During a short time of worship tonight, we were singing “So Will I” and were encouraged to reflect on the lyrics. I sat and listened to a song I’ve heard what feels like a thousand times and asked the Lord to speak into the numbness that has been so heavy in my mind.
“If you left the grave behind you, so will I.”
As I sang this line, I heard the Lord so clearly say “Leave the grave, Ella.”
I heard this and didn’t even need to ask for clarification on what it meant. I knew He was telling me not to go back to my old ways.

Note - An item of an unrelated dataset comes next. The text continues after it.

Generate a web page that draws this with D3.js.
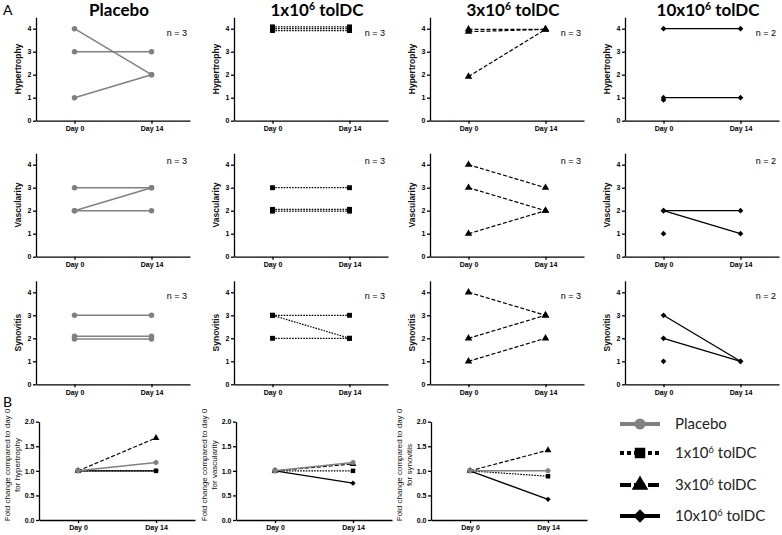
<!DOCTYPE html>
<html>
<head>
<meta charset="utf-8">
<script src="https://cdn.jsdelivr.net/npm/d3@7"></script>
<style>
  body { margin: 0; background: #fff; }
  svg { display: block; }
  .axis path, .axis line { stroke: #000; stroke-width: 1.3; }
  .axis text { font-family: "Liberation Sans", Arial, sans-serif; font-size: 7px; font-weight: bold; fill: #000; }
</style>
</head>
<body>
<svg id="chart" width="782" height="535"></svg>
<script>
// ---- data ----
const days = ["Day 0", "Day 14"];
const scoreNames = ["Hypertrophy", "Vascularity", "Synovitis"];
const scoreTicks = [0, 1, 2, 3, 4];
const groupNames = ["Placebo", "1x10^6 tolDC", "3x10^6 tolDC", "10x10^6 tolDC"];
const nLabels = ["n = 3", "n = 3", "n = 3", "n = 2"];

// one row per score (hypertrophy, vascularity, synovitis), one value per animal
const placeboDay0  = [[4, 3, 1], [3, 2, 2], [3, 2.09, 1.97]];
const placeboDay14 = [[2, 3, 2], [3, 3, 2], [3, 2.09, 1.97]];
const tol1Day0     = [[4.08, 4, 3.92], [3, 2.06, 1.98], [3, 3, 2]];
const tol1Day14    = [[4.08, 4, 3.92], [3, 2.06, 1.98], [3, 2, 2]];
const tol3Day0     = [[3.97, 3.87, 1.92], [4, 3, 1], [4, 2, 1]];
const tol3Day14    = [[3.97, 3.97, 3.97], [3, 2, 2], [3, 3, 2]];
const tol10Day0    = [[4, 1, 0.9], [2, 2, 1], [3, 2, 1]];
const tol10Day14   = [[4, 1, null], [2, 1, null], [1, 1, null]];

// fold change at day 14 (day 0 = 1) per group: placebo, 1x, 3x, 10x
const foldDay0 = [1, 1, 1, 1];
const foldHypertrophy = [1.17, 1.0, 1.67, 1.0];
const foldVascularity = [1.17, 1.0, 1.14, 0.75];
const foldSynovitis   = [1.0, 0.89, 1.42, 0.42];
const foldLabels = ["for hypertrophy", "for vascularity", "for synovitis"];
const foldTicks = [0, 0.5, 1, 1.5, 2];

// ---- layout / styles ----
const groupDay0 = [placeboDay0, tol1Day0, tol3Day0, tol10Day0];
const groupDay14 = [placeboDay14, tol1Day14, tol3Day14, tol10Day14];
const foldDay14 = [foldHypertrophy, foldVascularity, foldSynovitis];

const styles = [
    {color: "#808080", dash: null, width: 1.5, symbol: "circle", legendDash: null},
    {color: "#000", dash: "1.6,1.2", width: 1.2, symbol: "square", legendDash: "4,3"},
    {color: "#000", dash: "4,2", width: 1.2, symbol: "triangle", legendDash: "11,3"},
    {color: "#000", dash: null, width: 1.3, symbol: "diamond", legendDash: null},
];

const colLeft = [36, 234, 430, 625], plotW = 154;
const rowBase = [120.7, 256.7, 384.3], unitH = 23;
const nLabelY = [33, 161, 296];
const colLeftB = [39, 236, 431], plotWB = 156, baseB = 520, topB = 421.7;

const svg = d3.select("#chart");

function symbolPath(name, area) {
    if (name === "circle") return d3.symbol(d3.symbolCircle, area)();
    if (name === "triangle") return d3.symbol(d3.symbolTriangle, area)();
    return d3.symbol(d3.symbolSquare, area)();   // square, and diamond (rotated)
}

function richText(sel, label, size) {
    const m = label.match(/^(.*)\^(\d+)(.*)$/);
    if (!m) { sel.text(label); return; }
    sel.append("tspan").text(m[1]);
    sel.append("tspan").attr("font-size", size * 0.62).attr("dy", -size * 0.38).text(m[2]);
    sel.append("tspan").attr("font-size", size).attr("dy", size * 0.38).text(m[3]);
}

function drawMarkers(g, pts, st, area) {
    g.selectAll(null)
        .data(pts)
        .enter().append("path")
        .attr("d", symbolPath(st.symbol, area))
        .attr("transform", d => `translate(${d[0]},${d[1]})` + (st.symbol === "diamond" ? " rotate(45)" : ""))
        .attr("fill", st.color);
}

// ---- panel A ----
svg.append("text").attr("x", 3).attr("y", 15)
    .attr("font-family", "Lato, sans-serif").attr("font-size", 14).text("A");

groupNames.forEach((name, gi) => {
    const x = d3.scaleLinear().domain([-0.5, 1.5]).range([colLeft[gi], colLeft[gi] + plotW]);
    const st = styles[gi];

    const title = svg.append("text")
        .attr("x", colLeft[gi] + plotW / 2 + 6)
        .attr("y", 16)
        .attr("text-anchor", "middle")
        .attr("font-family", "Lato, sans-serif")
        .attr("font-weight", "bold")
        .attr("font-size", 17);
    richText(title, name, 17);

    scoreNames.forEach((score, si) => {
        const y = d3.scaleLinear().domain([0, 4.5]).range([rowBase[si], rowBase[si] - 4.5 * unitH]);
        const g = svg.append("g");

        g.append("g").attr("class", "axis")
            .attr("transform", `translate(${colLeft[gi]},0)`)
            .call(d3.axisLeft(y).tickValues(scoreTicks).tickFormat(d3.format("d"))
                .tickSize(3).tickSizeOuter(0).tickPadding(1.5));
        g.append("g").attr("class", "axis")
            .attr("transform", `translate(0,${rowBase[si]})`)
            .call(d3.axisBottom(x).tickValues([0, 1]).tickFormat(i => days[i])
                .tickSize(3).tickSizeOuter(0).tickPadding(2.5));

        g.append("text")
            .attr("transform", `translate(${colLeft[gi] - 15},${rowBase[si] - 2.25 * unitH}) rotate(-90)`)
            .attr("text-anchor", "middle")
            .attr("font-family", "Liberation Sans, Arial, sans-serif")
            .attr("font-weight", "bold")
            .attr("font-size", 8.5)
            .attr("fill", "#111")
            .text(score);

        g.append("text")
            .attr("x", colLeft[gi] + 141)
            .attr("y", nLabelY[si])
            .attr("dy", "0.35em")
            .attr("text-anchor", "middle")
            .attr("font-family", "Liberation Sans, Arial, sans-serif")
            .attr("font-size", 9)
            .text(nLabels[gi]);

        const d0 = groupDay0[gi][si], d14 = groupDay14[gi][si];
        const pairs = d0.map((v, k) => [v, d14[k]]).filter(p => p[1] !== null);
        g.selectAll(null)
            .data(pairs)
            .enter().append("line")
            .attr("x1", x(0)).attr("x2", x(1))
            .attr("y1", p => y(p[0])).attr("y2", p => y(p[1]))
            .attr("stroke", st.color)
            .attr("stroke-width", st.width)
            .attr("stroke-dasharray", st.dash);

        const pts = d0.map(v => [x(0), y(v)])
            .concat(d14.filter(v => v !== null).map(v => [x(1), y(v)]));
        drawMarkers(g, pts, st, st.symbol === "diamond" ? 16 : 24);
    });
});

// ---- panel B ----
svg.append("text").attr("x", 3).attr("y", 407)
    .attr("font-family", "Lato, sans-serif").attr("font-size", 14).text("B");

foldLabels.forEach((lab, si) => {
    const x = d3.scaleLinear().domain([-0.5, 1.5]).range([colLeftB[si], colLeftB[si] + plotWB]);
    const y = d3.scaleLinear().domain([0, 2]).range([baseB, topB]);
    const g = svg.append("g");

    g.append("g").attr("class", "axis")
        .attr("transform", `translate(${colLeftB[si]},0)`)
        .call(d3.axisLeft(y).tickValues(foldTicks).tickFormat(d3.format(".1f"))
            .tickSize(3).tickSizeOuter(0).tickPadding(1.5));
    g.append("g").attr("class", "axis")
        .attr("transform", `translate(0,${baseB})`)
        .call(d3.axisBottom(x).tickValues([0, 1]).tickFormat(i => days[i])
            .tickSize(3).tickSizeOuter(0).tickPadding(2.5));

    const yl = g.append("text")
        .attr("transform", `translate(${colLeftB[si] - 32},${465}) rotate(-90)`)
        .attr("text-anchor", "middle")
        .attr("font-family", "Liberation Sans, Arial, sans-serif")
        .attr("font-size", 8)
        .attr("fill", "#111");
    yl.append("tspan").attr("x", 0).attr("dy", "0.35em").text("Fold change compared to day 0");
    yl.append("tspan").attr("x", 0).attr("dy", "1.3em").text(lab);

    // draw 10x first, placebo last
    [3, 2, 1, 0].forEach(gi => {
        const st = styles[gi];
        const v0 = foldDay0[gi], v14 = foldDay14[si][gi];
        g.append("line")
            .attr("x1", x(0)).attr("x2", x(1))
            .attr("y1", y(v0)).attr("y2", y(v14))
            .attr("stroke", st.color)
            .attr("stroke-width", st.width)
            .attr("stroke-dasharray", st.dash);
        drawMarkers(g, [[x(0), y(v0)], [x(1), y(v14)]], st, st.symbol === "diamond" ? 14 : 20);
    });
});

// ---- legend ----
const legendY = [424, 453, 485, 516];
const legend = svg.append("g");
groupNames.forEach((name, gi) => {
    const st = styles[gi];
    const row = legend.append("g").attr("transform", `translate(620,${legendY[gi]})`);
    row.append("line")
        .attr("x1", 0).attr("x2", 40)
        .attr("stroke", st.color)
        .attr("stroke-width", 4)
        .attr("stroke-dasharray", st.legendDash);
    const area = {circle: 95, square: 110, triangle: 120, diamond: 90}[st.symbol];
    row.append("path")
        .attr("d", symbolPath(st.symbol, area))
        .attr("transform", "translate(20,0)" + (st.symbol === "diamond" ? " rotate(45)" : ""))
        .attr("fill", st.color);
    const t = row.append("text")
        .attr("x", 55).attr("dy", "0.35em")
        .attr("font-family", "Lato, sans-serif")
        .attr("font-size", 15)
        .attr("fill", "#222");
    richText(t, name, 15);
});
</script>
</body>
</html>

Something I’ve been processing through and fearing most about going home is that I will go home and return to old ways of avoiding emotion and choosing not to process and that the way the Lord has worked in my life will not be reflected by how I live after I get home. These two things are huge to what the Lord has been doing in my life over these past several months, He has taught me how to be a person who chooses to sit in what I am feeling and invite Him as well as the people around me into those spaces.
I talked to one of my squad leaders several weeks back, and I remember she compared it to a baby learning to walk and choosing to crawl instead because it is familiar, it just doesn’t happen and it’s an intentional choice to continue walking. I remember the Lord spoke to me after hearing this and He told me that a baby doesn’t go back to crawling because they are too big and it would hurt them— the Lord reminded me that it would hurt me more to go back to my old ways because I have grown too much to have the old weights back on me and it would be uncomfortable.
I am writing this to myself more than I am writing it to you but I felt compelled to share this: Whatever grave you are sitting in that the Lord has already walked you through, get out. Leave it behind! It’s a grave and it’s not meant to be a place you live in. You know the freedom of what it means to walk out of the grave, so stop letting lies straight from the enemy drag you back in. But in the times that you allow the enemy to pull you in, whether intentional or unintentionally, choose to be a person who remembers what the Lord has brought you through and don’t allow yourself to fall back into old habits and patterns.
LIVE IN THE FREEDOM THAT THE LORD HAS GIVEN YOU!!!!
Ella, we are so proud of you. We will be praying for you you go home! What a blast it has been to be with you the last few days. Thanks for sharing and for your advice to LIVE IN THE FREEDOM THAT THE LORD HAS GIVEN YOU!!!! You are truly amazing! We love you!
its almost time sweet girl!! The Lord is always with you, here or there, cant wait to hug you!!!